INFORMATION SUPPLIED:
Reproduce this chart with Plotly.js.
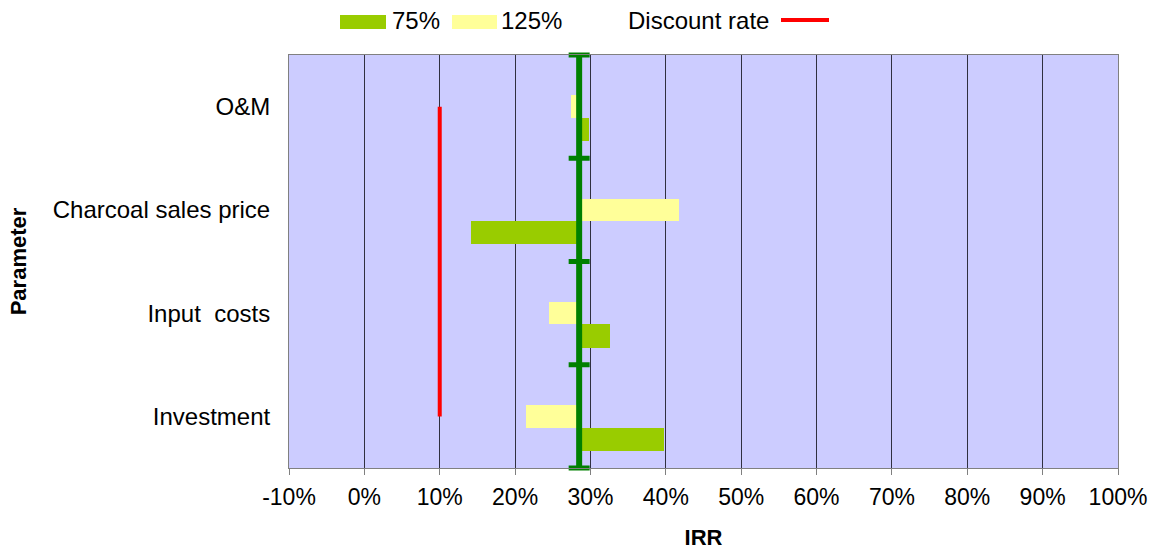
<!DOCTYPE html>
<html>
<head>
<meta charset="utf-8">
<script src="https://cdn.plot.ly/plotly-3.0.1.min.js"></script>
<style>
  html, body { margin: 0; padding: 0; background: #ffffff; }
  #chart { width: 1153px; height: 550px; }
</style>
</head>
<body>
<div id="chart"></div>
<script>
// Sensitivity of the project IRR (%) to each parameter at 75% and 125% of its base value
const parameters = ['O&M', 'Charcoal sales price', 'Input  costs', 'Investment'];
const irrAt75 = [29.8, 14.1, 32.6, 39.7];
const irrAt125 = [27.4, 41.7, 24.5, 21.4];
const baseIRR = 28.5;
const discountRate = 10;
const xTickVals = [-10, 0, 10, 20, 30, 40, 50, 60, 70, 80, 90, 100];

// numeric category positions, first parameter on top
const yPos = parameters.map((_, i) => parameters.length - 1 - i);
const boundaries = [-0.5].concat(yPos.slice().reverse().map(v => v + 0.5));

const FONT = 'Liberation Sans, Arial, sans-serif';

const traces = [
  {
    type: 'bar', orientation: 'h', name: '125%',
    y: yPos, base: baseIRR, x: irrAt125.map(v => v - baseIRR),
    offset: -0.108, width: 0.216,
    marker: { color: '#FFFF99', line: { width: 0 } },
    showlegend: false
  },
  {
    type: 'bar', orientation: 'h', name: '75%',
    y: yPos, base: baseIRR, x: irrAt75.map(v => v - baseIRR),
    offset: -0.335, width: 0.227,
    marker: { color: '#99CC00', line: { width: 0 } },
    showlegend: false
  },
  {
    // base-case IRR line with ticks at the parameter boundaries
    type: 'scatter', mode: 'lines+markers', name: 'Base IRR',
    x: boundaries.map(() => baseIRR), y: boundaries,
    line: { color: '#008000', width: 6 },
    marker: { symbol: 'line-ew', size: 15, color: '#008000', line: { color: '#008000', width: 5 } },
    cliponaxis: false, showlegend: false
  },
  {
    type: 'scatter', mode: 'lines', name: 'Discount rate',
    x: [discountRate, discountRate], y: [yPos[yPos.length - 1], yPos[0]],
    line: { color: '#FF0000', width: 4 },
    showlegend: false
  }
];

// plot-area geometry used to place the hand-drawn legend
const W = 1153, H = 550;
const mL = 289, mR = 35, mT = 55, mB = 82;
const pw = W - mL - mR, ph = H - mT - mB;
const px = x => (x - mL) / pw;
const py = y => (H - mB - y) / ph;

const legendShapes = [
  { type: 'rect', xref: 'paper', yref: 'paper', x0: px(340), x1: px(386), y0: py(29), y1: py(15),
    fillcolor: '#99CC00', line: { width: 0 } },
  { type: 'rect', xref: 'paper', yref: 'paper', x0: px(452), x1: px(497), y0: py(29), y1: py(15),
    fillcolor: '#FFFF99', line: { width: 0 } },
  { type: 'line', xref: 'paper', yref: 'paper', x0: px(781), x1: px(829), y0: py(20), y1: py(20),
    line: { color: '#FF0000', width: 4 } }
];

const legendText = [
  { text: '75%', x: px(390), y: py(20) },
  { text: '125%', x: px(499), y: py(20) },
  { text: 'Discount rate', x: px(626), y: py(20) }
].map(a => ({
  xref: 'paper', yref: 'paper', x: a.x, y: a.y, text: a.text, showarrow: false,
  xanchor: 'left', yanchor: 'middle', font: { family: FONT, size: 24, color: '#000000' }
}));

const layout = {
  width: W, height: H,
  margin: { l: mL, r: mR, t: mT, b: mB },
  paper_bgcolor: '#ffffff',
  plot_bgcolor: '#CCCCFF',
  font: { family: FONT, size: 23, color: '#000000' },
  showlegend: false,
  bargap: 0,
  xaxis: {
    range: [-10, 100],
    tickvals: xTickVals,
    ticktext: xTickVals.map(v => v + '%'),
    showgrid: true, gridcolor: '#303040', gridwidth: 1,
    zeroline: false,
    showline: true, linecolor: '#808080', linewidth: 1, mirror: true,
    ticks: 'outside', ticklen: 6, tickcolor: '#808080',
    ticklabelstandoff: 2,
    tickfont: { family: FONT, size: 23, color: '#000000' },
    title: { text: '<b>IRR</b>', font: { family: FONT, size: 22, color: '#000000' }, standoff: 24 },
    fixedrange: true
  },
  yaxis: {
    range: [-0.5, 3.5],
    tickvals: yPos,
    ticktext: parameters,
    showgrid: false, zeroline: false,
    showline: true, linecolor: '#808080', linewidth: 1, mirror: true,
    ticks: '', ticklabelstandoff: 13,
    tickfont: { family: FONT, size: 24, color: '#000000' },
    title: { text: '<b>Parameter</b>', font: { family: FONT, size: 22, color: '#000000' }, standoff: 20 },
    fixedrange: true
  },
  shapes: legendShapes,
  annotations: legendText
};

Plotly.newPlot('chart', traces, layout, { displayModeBar: false, staticPlot: true });
</script>
</body>
</html>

JOB:
Reproduce the material above in full and without alteration, but skip all pictures.

REPLY TO THE TASK:
Reproduce this chart with Plotly.js.
<!DOCTYPE html>
<html>
<head>
<meta charset="utf-8">
<script src="https://cdn.plot.ly/plotly-3.0.1.min.js"></script>
<style>
  html, body { margin: 0; padding: 0; background: #ffffff; }
  #chart { width: 1153px; height: 550px; }
</style>
</head>
<body>
<div id="chart"></div>
<script>
// Sensitivity of the project IRR (%) to each parameter at 75% and 125% of its base value
const parameters = ['O&M', 'Charcoal sales price', 'Input  costs', 'Investment'];
const irrAt75 = [29.8, 14.1, 32.6, 39.7];
const irrAt125 = [27.4, 41.7, 24.5, 21.4];
const baseIRR = 28.5;
const discountRate = 10;
const xTickVals = [-10, 0, 10, 20, 30, 40, 50, 60, 70, 80, 90, 100];

// numeric category positions, first parameter on top
const yPos = parameters.map((_, i) => parameters.length - 1 - i);
const boundaries = [-0.5].concat(yPos.slice().reverse().map(v => v + 0.5));

const FONT = 'Liberation Sans, Arial, sans-serif';

const traces = [
  {
    type: 'bar', orientation: 'h', name: '125%',
    y: yPos, base: baseIRR, x: irrAt125.map(v => v - baseIRR),
    offset: -0.108, width: 0.216,
    marker: { color: '#FFFF99', line: { width: 0 } },
    showlegend: false
  },
  {
    type: 'bar', orientation: 'h', name: '75%',
    y: yPos, base: baseIRR, x: irrAt75.map(v => v - baseIRR),
    offset: -0.335, width: 0.227,
    marker: { color: '#99CC00', line: { width: 0 } },
    showlegend: false
  },
  {
    // base-case IRR line with ticks at the parameter boundaries
    type: 'scatter', mode: 'lines+markers', name: 'Base IRR',
    x: boundaries.map(() => baseIRR), y: boundaries,
    line: { color: '#008000', width: 6 },
    marker: { symbol: 'line-ew', size: 15, color: '#008000', line: { color: '#008000', width: 5 } },
    cliponaxis: false, showlegend: false
  },
  {
    type: 'scatter', mode: 'lines', name: 'Discount rate',
    x: [discountRate, discountRate], y: [yPos[yPos.length - 1], yPos[0]],
    line: { color: '#FF0000', width: 4 },
    showlegend: false
  }
];

// plot-area geometry used to place the hand-drawn legend
const W = 1153, H = 550;
const mL = 289, mR = 35, mT = 55, mB = 82;
const pw = W - mL - mR, ph = H - mT - mB;
const px = x => (x - mL) / pw;
const py = y => (H - mB - y) / ph;

const legendShapes = [
  { type: 'rect', xref: 'paper', yref: 'paper', x0: px(340), x1: px(386), y0: py(29), y1: py(15),
    fillcolor: '#99CC00', line: { width: 0 } },
  { type: 'rect', xref: 'paper', yref: 'paper', x0: px(452), x1: px(497), y0: py(29), y1: py(15),
    fillcolor: '#FFFF99', line: { width: 0 } },
  { type: 'line', xref: 'paper', yref: 'paper', x0: px(781), x1: px(829), y0: py(20), y1: py(20),
    line: { color: '#FF0000', width: 4 } }
];

const legendText = [
  { text: '75%', x: px(390), y: py(20) },
  { text: '125%', x: px(499), y: py(20) },
  { text: 'Discount rate', x: px(626), y: py(20) }
].map(a => ({
  xref: 'paper', yref: 'paper', x: a.x, y: a.y, text: a.text, showarrow: false,
  xanchor: 'left', yanchor: 'middle', font: { family: FONT, size: 24, color: '#000000' }
}));

const layout = {
  width: W, height: H,
  margin: { l: mL, r: mR, t: mT, b: mB },
  paper_bgcolor: '#ffffff',
  plot_bgcolor: '#CCCCFF',
  font: { family: FONT, size: 23, color: '#000000' },
  showlegend: false,
  bargap: 0,
  xaxis: {
    range: [-10, 100],
    tickvals: xTickVals,
    ticktext: xTickVals.map(v => v + '%'),
    showgrid: true, gridcolor: '#303040', gridwidth: 1,
    zeroline: false,
    showline: true, linecolor: '#808080', linewidth: 1, mirror: true,
    ticks: 'outside', ticklen: 6, tickcolor: '#808080',
    ticklabelstandoff: 2,
    tickfont: { family: FONT, size: 23, color: '#000000' },
    title: { text: '<b>IRR</b>', font: { family: FONT, size: 22, color: '#000000' }, standoff: 24 },
    fixedrange: true
  },
  yaxis: {
    range: [-0.5, 3.5],
    tickvals: yPos,
    ticktext: parameters,
    showgrid: false, zeroline: false,
    showline: true, linecolor: '#808080', linewidth: 1, mirror: true,
    ticks: '', ticklabelstandoff: 13,
    tickfont: { family: FONT, size: 24, color: '#000000' },
    title: { text: '<b>Parameter</b>', font: { family: FONT, size: 22, color: '#000000' }, standoff: 20 },
    fixedrange: true
  },
  shapes: legendShapes,
  annotations: legendText
};

Plotly.newPlot('chart', traces, layout, { displayModeBar: false, staticPlot: true });
</script>
</body>
</html>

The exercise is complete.